Since my father died early last year, I’ve been preoccupied with thoughts of things ending. I’ve always wondered why people are afraid to be told that they look old, or why my friends loathe being reminded that good things will end. I’ve been curious as to why the end of something is a bad thing.
While I was in Kansas over the summer, my friend Noah sent me a picture of a piano that someone had thrown away. It was sitting in a dumpster, keys missing, hammers jutting and strings curling out. He added a caption: “This makes me want to weep.” I didn’t think so. I thought the piano had a somber beauty to it, something so rare but still so permanent.
The sun rises and sets. The tide goes in and out. We don’t remember the names of our ancestors; how could we? In the movements of time, everything has to come and go. Jesus knew this. Jesus always knew. “Do not store up for yourselves treasures on earth, where moth and rust consume and where thieves break in and steal. Where your treasure is, there your heart will be also.” In that statement, our interests are defined as outside the temporary. Beyond the veil, if you’ll excuse the saying.
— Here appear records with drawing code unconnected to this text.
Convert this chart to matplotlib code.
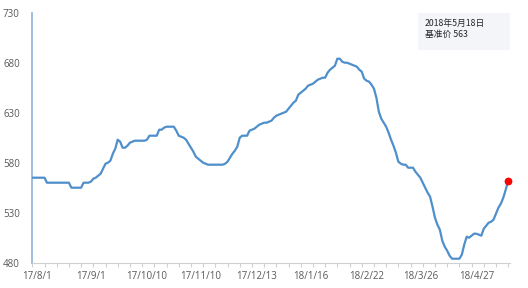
import matplotlib
matplotlib.use("Agg")
import matplotlib.pyplot as plt
import numpy as np

# Daily benchmark price, 2017/8/1 .. 2018/5/18
values = [
    565, 565, 565, 565, 565, 565, 560, 560, 560, 560,
    560, 560, 560, 560, 560, 560, 555, 555, 555, 555,
    555, 560, 560, 560, 561, 564, 565, 567, 569, 574,
    579, 580, 582, 589, 594, 603, 601, 595, 595, 597,
    600, 601, 602, 602, 602, 602, 602, 603, 607, 607,
    607, 607, 613, 613, 615, 616, 616, 616, 616, 612,
    607, 606, 605, 603, 599, 595, 591, 586, 584, 582,
    580, 579, 578, 578, 578, 578, 578, 578, 578, 579,
    581, 585, 589, 592, 596, 605, 607, 607, 607, 612,
    613, 614, 616, 618, 619, 620, 620, 621, 622, 625,
    627, 628, 629, 630, 631, 634, 637, 640, 642, 648,
    650, 652, 654, 657, 658, 659, 661, 663, 664, 665,
    665, 670, 673, 675, 677, 684, 684, 681, 680, 680,
    679, 678, 677, 676, 673, 671, 664, 662, 661, 658,
    654, 645, 631, 624, 620, 616, 610, 603, 597, 590,
    581, 579, 578, 578, 575, 575, 575, 571, 568, 565,
    560, 555, 550, 546, 536, 525, 518, 513, 502, 496,
    492, 487, 484, 484, 484, 484, 488, 498, 506, 505,
    507, 509, 509, 508, 507, 514, 517, 520, 521, 523,
    529, 535, 539, 545, 553, 562,
]
tick_labels = ["17/8/1", "17/9/1", "17/10/10", "17/11/10", "17/12/13",
               "18/1/16", "18/2/22", "18/3/26", "18/4/27"]
label_index = [2, 24, 47, 69, 92, 114, 137, 159, 182]
y_ticks = [480, 530, 580, 630, 680, 730]
note_date = "2018年5月18日"
note_price = "基准价 563"

plt.rcParams['font.family'] = ['Open Sans', 'DejaVu Sans']

W, H = 528, 288
fig = plt.figure(figsize=(W / 100, H / 100), dpi=100)
ax = fig.add_axes([32.3 / W, (H - 262.7) / H, (510 - 32.3) / W, 250 / H])

x = np.arange(len(values))
ax.plot(x, values, color="#4f8fcb", lw=1.6, solid_joinstyle="round", zorder=3)
ax.plot(x[-1], values[-1], "o", color="#ff0000", ms=4.6, zorder=4, clip_on=False)

ax.set_xlim(0, len(values) - 1 + 0.75)
ax.set_ylim(480, 730)

for s in ["top", "right"]:
    ax.spines[s].set_visible(False)
ax.spines["left"].set_color("#8db3dc")
ax.spines["left"].set_linewidth(1.2)
ax.spines["bottom"].set_color("#d0d0d0")
ax.spines["bottom"].set_linewidth(0.8)

ax.set_yticks(y_ticks)
ax.set_yticklabels([str(v) for v in y_ticks], fontsize=7, color="#595959")
ax.tick_params(axis="y", length=0, pad=9)

ax.set_xticks(label_index)
ax.set_xticklabels(tick_labels, fontsize=7, color="#595959")
ax.tick_params(axis="x", which="major", length=0, pad=6)
ax.set_xticks(np.arange(0, len(values), 5), minor=True)
ax.tick_params(axis="x", which="minor", length=3, color="#d0d0d0", width=0.8, direction="out")

# annotation box
box_ax = fig.add_axes([418 / W, (H - 49.7) / H, (510 - 418) / W, (49.7 - 13) / H])
box_ax.set_facecolor("#f3f5f9")
box_ax.set_xticks([]); box_ax.set_yticks([])
for s in box_ax.spines.values():
    s.set_visible(False)
box_ax.text(7 / 92, 0.72, note_date, transform=box_ax.transAxes, fontsize=6.3,
            color="#262626", va="center", ha="left", fontweight="medium",
            family=["Noto Sans CJK SC", "DejaVu Sans"])
box_ax.text(7 / 92, 0.42, note_price, transform=box_ax.transAxes, fontsize=6.3,
            color="#262626", va="center", ha="left", fontweight="medium",
            family=["Noto Sans CJK SC", "DejaVu Sans"])

fig.savefig("out.png", dpi=100, facecolor="white")
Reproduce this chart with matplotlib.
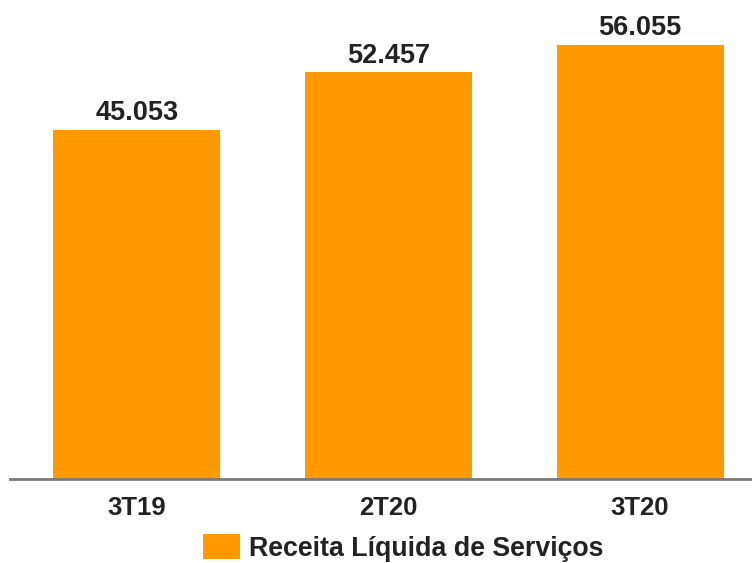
import matplotlib
matplotlib.use('Agg')
from matplotlib import pyplot as plt

categories = ['3T19', '2T20', '3T20']
values = [45.053, 52.457, 56.055]
value_labels = ['45.053', '52.457', '56.055']
series_name = 'Receita Líquida de Serviços'

plt.rcParams['font.family'] = ['Liberation Sans', 'DejaVu Sans']

fig = plt.figure(figsize=(7.52, 5.63), dpi=100)
ax = fig.add_axes([0.013, 0.149, 0.987, 0.851])

x = range(len(categories))
bars = ax.bar(x, values, width=0.664, color='#FF9900', label=series_name)
for bar, text in zip(bars, value_labels):
    ax.text(bar.get_x() + bar.get_width() / 2, bar.get_height() + 0.45, text,
            ha='center', va='bottom', fontsize=19.5, fontweight='bold', color='#222222')

ax.set_xlim(-0.505, 2.445)
ax.set_ylim(0, 61.8)
ax.set_xticks(list(x))
ax.set_xticklabels(categories, fontsize=18.5, fontweight='bold', color='#222222')
ax.tick_params(axis='x', length=0, pad=12)
ax.set_yticks([])
for side in ['top', 'right', 'left']:
    ax.spines[side].set_visible(False)
ax.spines['bottom'].set_color('#7a7a7a')
ax.spines['bottom'].set_linewidth(2)

fig.legend(loc='center left', bbox_to_anchor=(0.27, 0.027), frameon=False,
           borderpad=0, borderaxespad=0,
           prop={'size': 19.3, 'weight': 'bold'}, handlelength=1.38, handleheight=1.05,
           handletextpad=0.35, labelcolor='#222222')

plt.savefig('out.png', dpi=100)
plt.close()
Don’t misunderstand me. I’m not saying get rid of your car or throw away your life savings. Neither am I vying for some sort of minimalist living, although we could all do with less excess. No, I’m saying be ready for when things end. Be prepared for when all of your college friends go their separate ways, when your smartphone breaks, and when your car breaks down. Every one of these will eventually happen.
I’m saying don’t fight it; there’s no reason to fight it. You’d have a better time trying to change the course of the Mississippi River than trying to fight change. Everything ends, and everything begins. Your parents probably understand this. Between your grandparents and you, I’d expect that they see the timeline. Don’t worry about it. In the time that this article was written, thousands of people left this earth, but thousands also arrived. It’s the way things go.
We are the crop burning. We are the old making way for the new. All the beauty in the world will eventually come to an end. Just as the sun sets, and the sun rises. How many sunsets will you see in your life? The best songs, the best films, the best friends will all reach an end.
But this is not bad. The passing of time ushers in the new and leaves behind the old. What is the fear that we have? What is the sadness? It is nothing but the passing of grief.